Corriere 17.11.16
La logica arrischiata di una vittoria di misura
di Massimo Franco
Non
si può dire che la discussione si stia concentrando sui contenuti del
referendum. Più ci si avvicina al 4 dicembre, più il merito delle
riforme è affiancato e sovrastato da temi e toni adatti a una campagna
elettorale. L’obiettivo sembra solo quello di raggiungere «il 50,1 per
cento dei voti», ha ricordato ieri il ministro delle Riforme, Maria
Elena Boschi. Traguardo del governo e dei suoi avversari, impegnati in
una logica di annientamento reciproco. Ma c’è da chiedersi se un’ottica
del genere possa soddisfare chi ritiene la Costituzione una carta
fondamentale condivisa dal popolo nel suo complesso.
Tutti evocano
un clima sereno. È difficile, tuttavia, intravederlo non solo di qui al
4 dicembre ma soprattutto dopo. I buoni propositi di non politicizzare
la consultazione si stanno polverizzando. «Io dico No per mandare via
questo governo e andare a votare alle politiche al più presto», fa
sapere Beppe Grillo sul suo sito. E il premier Matteo Renzi gira
l’Italia facendo mirabolanti promesse su sgravi fiscali e sfide
all’Europa. La sensazione finale che questi atteggiamenti comunicano è
di una tentazione trasversale al populismo; e di una pulsione quasi
irrefrenabile a esagerare la posta in gioco.
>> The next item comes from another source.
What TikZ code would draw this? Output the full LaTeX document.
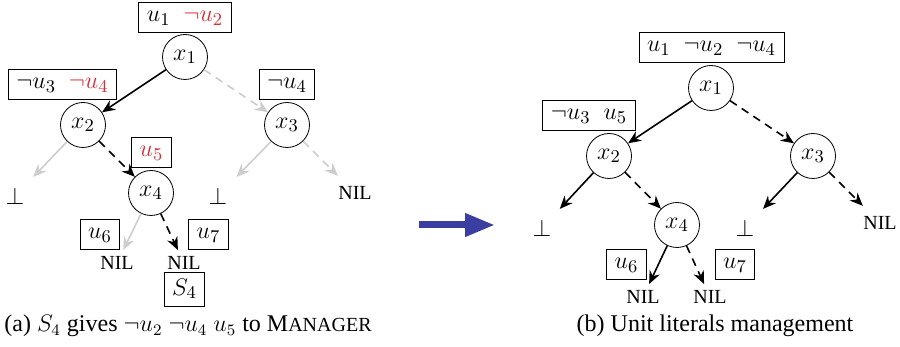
\documentclass[tikz,border=0pt]{standalone}
\usepackage{fontspec}
\setmainfont{Liberation Serif}
\usetikzlibrary{arrows.meta}

\definecolor{litred}{RGB}{214,45,55}
\definecolor{fadegray}{RGB}{205,205,205}
\definecolor{arrowblue}{RGB}{58,62,160}

\newcommand{\mathsz}{\fontsize{13}{15}\selectfont}

\tikzset{
  var/.style={circle,draw,minimum size=22.5pt,inner sep=0pt,font=\mathsz},
  lits/.style={draw,rectangle,inner xsep=4pt,inner ysep=3.5pt,text height=6pt,text depth=2pt,font=\mathsz},
  leaf/.style={inner sep=3pt},
  edge/.style={-{Stealth[length=6.5pt,width=5.5pt]},thick},
  hi/.style={dash pattern=on 4pt off 3pt},
  faded/.style={fadegray},
  toleaf/.style={shorten >=3pt},
}

\begin{document}
\begin{tikzpicture}[x=0.5pt,y=-0.5pt]
        \useasboundingbox (0,0) rectangle (900,347);

        % (a) tree explored by S4
        \node[var] (ax1) at (185,57) {$x_1$};
        \node[var] (ax2) at (83,125) {$x_2$};
        \node[var] (ax3) at (287,125) {$x_3$};
        \node[var] (ax4) at (151,193) {$x_4$};
        \node[leaf,font=\large] (abot1) at (15,196) {$\bot$};
        \node[leaf,font=\large] (abot2) at (218,196) {$\bot$};
        \node[leaf] (anil1) at (355,193) {NIL};
        \node[leaf] (anil2) at (117,263) {NIL};
        \node[leaf] (anil3) at (184,263) {NIL};

        % (a) literals
        \node[lits] at (185,17.5) {$u_1\enspace{\color{litred}\neg u_2}$};
        \node[lits] at (62.5,84.5) {$\neg u_3\enspace{\color{litred}\neg u_4}$};
        \node[lits] at (287,84.5) {$\neg u_4$};
        \node[lits] at (151.5,152.5) {$\color{litred}u_5$};
        \node[lits] at (100,234.5) {$u_6$};
        \node[lits] at (208.5,234.5) {$u_7$};
        \node[draw,inner xsep=4pt,inner ysep=3.5pt,font=\mathsz] (as4) at (184.5,289) {$S_4$};

        % (a) edges
        \draw[edge] (ax1) -- (ax2);
        \draw[edge,hi,faded] (ax1) -- (ax3);
        \draw[edge,faded,toleaf] (ax2) -- (abot1);
        \draw[edge,hi] (ax2) -- (ax4);
        \draw[edge,faded,toleaf] (ax3) -- (abot2);
        \draw[edge,hi,faded,toleaf] (ax3) -- (anil1);
        \draw[edge,faded] (ax4) -- (anil2);
        \draw[edge,hi] (ax4) -- (anil3);

        % blue arrow
        \coordinate (gofrom) at (419,225);
        \coordinate (goto) at (495,225);
        \draw[arrowblue,line width=3.5pt,-{Triangle[length=15pt,width=11pt]}] (gofrom) -- (goto);

        % (b) tree after management
        \node[var] (bx1) at (711,88) {$x_1$};
        \node[var] (bx2) at (609,156) {$x_2$};
        \node[var] (bx3) at (813,156) {$x_3$};
        \node[var] (bx4) at (677,225) {$x_4$};
        \node[leaf,font=\large] (bbot1) at (542,228) {$\bot$};
        \node[leaf,font=\large] (bbot2) at (745,228) {$\bot$};
        \node[leaf] (bnil1) at (880,223) {NIL};
        \node[leaf] (bnil2) at (643,297) {NIL};
        \node[leaf] (bnil3) at (710,297) {NIL};

        % (b) literals
        \node[lits] at (711.5,47.5) {$u_1\enspace\neg u_2\enspace\neg u_4$};
        \node[lits] at (589,115.5) {$\neg u_3\enspace u_5$};
        \node[lits] at (626.5,264.5) {$u_6$};
        \node[lits] at (735,264.5) {$u_7$};

        % (b) edges
        \draw[edge] (bx1) -- (bx2);
        \draw[edge,hi] (bx1) -- (bx3);
        \draw[edge,toleaf] (bx2) -- (bbot1);
        \draw[edge,hi] (bx2) -- (bx4);
        \draw[edge,toleaf] (bx3) -- (bbot2);
        \draw[edge,hi,toleaf] (bx3) -- (bnil1);
        \draw[edge] (bx4) -- (bnil2);
        \draw[edge,hi] (bx4) -- (bnil3);

        % Captions
        \node (capa) at (188,326) {\large (a) $S_4$ gives $\neg u_2$ $\neg u_4$ $u_5$ to M{\normalsize ANAGER}};
        \node (capb) at (715,326) {\large (b) Unit literals management};
\end{tikzpicture}
\end{document}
È come se i destini non dei fronti referendari ma dell’Italia fossero legati a un esito o all’altro.
L’orizzonte
temporale sembra restringersi alle urne del 4 dicembre; al massimo, a
elezioni anticipate nei primi mesi del 2017. Le tensioni che queste
strategie alimentano, però, rischiano di essere di più lunga durata.
Renzi sta accentuando i toni anti-europei per ridurre la sacca degli
indecisi e pescare consensi nell’elettorato genericamente
«anti-sistema». Usando un argomento condivisibile, la sordità politica
dell’Ue verso l’immigrazione, sta mandando a Bruxelles segnali ruvidi.
Ma
per quanto si possa comprendere la valenza elettorale di alcune sue
uscite, lasciano lividi istituzionali. E promettono di minare la
credibilità di un governo osservato finora con una miscela di diffidenza
e fiducia. Ieri la Commissione Ue ha inserito l’Italia tra i sei Paesi
sospettati di incrinare il Patto di stabilità con la manovra
finanziaria. È vero che il giudizio definitivo sui conti italiani
arriverà a gennaio: segno che non si vogliono creare difficoltà a Renzi
in vista del referendum.
La prospettiva, però, è che a gennaio ci
sia un irrigidimento, non maggiore comprensione. L’Ue è troppo debole
per tollerare spinte centrifughe. Il premier ieri ha rimediato alla
gaffe della bandiera europea scomparsa dallo sfondo del suo studio,
facendola ricomparire in un comizio in Sardegna: mossa apprezzabile. Uno
dei motivi per i quali il M5S è giustamente visto con allarme è il suo
antieuropeismo. Inseguirlo su quella strada confonde gli elettori. E
rafforza i nemici dell’Italia nelle istituzioni continentali.